VELOCE COME IL VENTO – Matteo Rovere
Ci sono alcuni film che provano a dare uno scossone allo stantio panorama cinematografico, sia del nostro paese che d’oltre oceano, ma se per i cugini americani il problema è che i postumi di una grossa ipertrofia creativa hanno portato al conseguente crollo per esaurimento (nervoso) di idee, nel nostro caso i muscoli della fantasia si sono andati lentamente atrofizzando dopo quell’età dell’oro, caratterizzata dal trentennio che va dagli anni ’60 agli anni ’80.
Per cui, al grido di “Peggio di così non può andare!” e “Si può solo fare di meglio!“, alcune produzioni coraggiose hanno deciso di infondere nuova vita nel canale ormai secco e arido del cinema di genere.
Veloce come il vento è una scommessa vinta, anche per il ritorno in grande stile sulle scene di Stefano Accorsi, dopo essersi preso una lunga pausa dal grande schermo. Forse la pausa in questione non aveva altro scopo se non segnare un chiaro distacco da una certa cinematografia che, nel bene o nel male, lo ha visto protagonista in passato registrandone la notorietà.
Per certi versi, fatti gli opportuni distinguo, la sua carriera può essere accostata a quella di Matthew Mc Conaughey, in una trasformazione da belloccio, muscoloso tutto sesso di inizio millennio, all’emaciato, taciturno e introverso personaggio interpretato negli ultimi anni. Accorsi, come il collega americano, si è preparato molto bene anche fisicamente per entrare nei panni di Loris De Martino, veterano delle corse rally caduto in rovina dopo un fatale e destabilizzante incidente che, da diversi anni, rifugia malessere e fobie nell’eroina, conducendo un tipo di vita dissoluta.
Lo ritroviamo in una roulotte sfasciata in un luogo che può benissimo essere rappresentativo non solo della periferia emiliana, ma delle periferie italiane in generale. Vive con la compagna tossica dilapidando i pochi soldi passati dal padre per sopravvivere, più altri che riesce a rimediare con qualche piccolo furto. Ed è proprio il padre a dare un senso alla vita di Loris, con la sua morte ed il successivo effetto domino. Essendo il fratello maggiore e soprattutto maggiorenne, egli ha la patria potestà sui due fratellini minori Giulia e Nico.
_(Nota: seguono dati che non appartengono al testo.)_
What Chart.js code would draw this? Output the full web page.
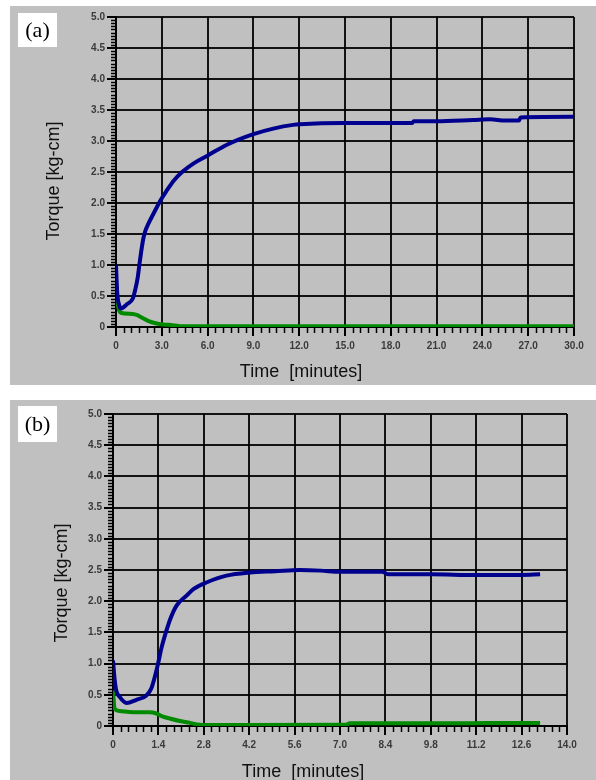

Giulia De Martino (la delicata ma decisa Matilda De Angelis) praticamente ignora chi sia suo fratello, lo vede come uno spostato vagabondo, dopo molti anni ridotto all’ombra di se stesso. Giulia ha imparato dal padre a guidare con prudenza, “a non tagliare le curve” a non assumersi i rischi di una scelta al limite delle possibilità umane. Come diceva Mario Andretti “se hai tutto sotto controllo vuol dire che non stai andando abbastanza veloce“, ed è proprio questo l’insegnamento che le inculca Loris, spiegandole come spingere sul pedale dell’acceleratore e come tagliare le curve, facendo sentire la propria voce o il ruggito del proprio motore.
Scommessa vinta per il regista Matteo Rovere anch’egli giovanissimo al timone di questo film per nulla semplice, sia dal punto di vista della messa in scena sia da quello meramente tecnico. Veloce come il vento sfugge al rischio del banale, evitando accuratamente la facile retorica o i cliché del film sulle corse (vedi Giorni di tuono).
Rovere, invece, riesce a confezionare un film che non annoia ed è ricco di momenti intensi; sfruttando gli spunti cardine della sceneggiatura, le abilità dell’intero cast e un montaggio capace di infondere la giusta scorrevolezza in un costrutto moderno e mai confusionario.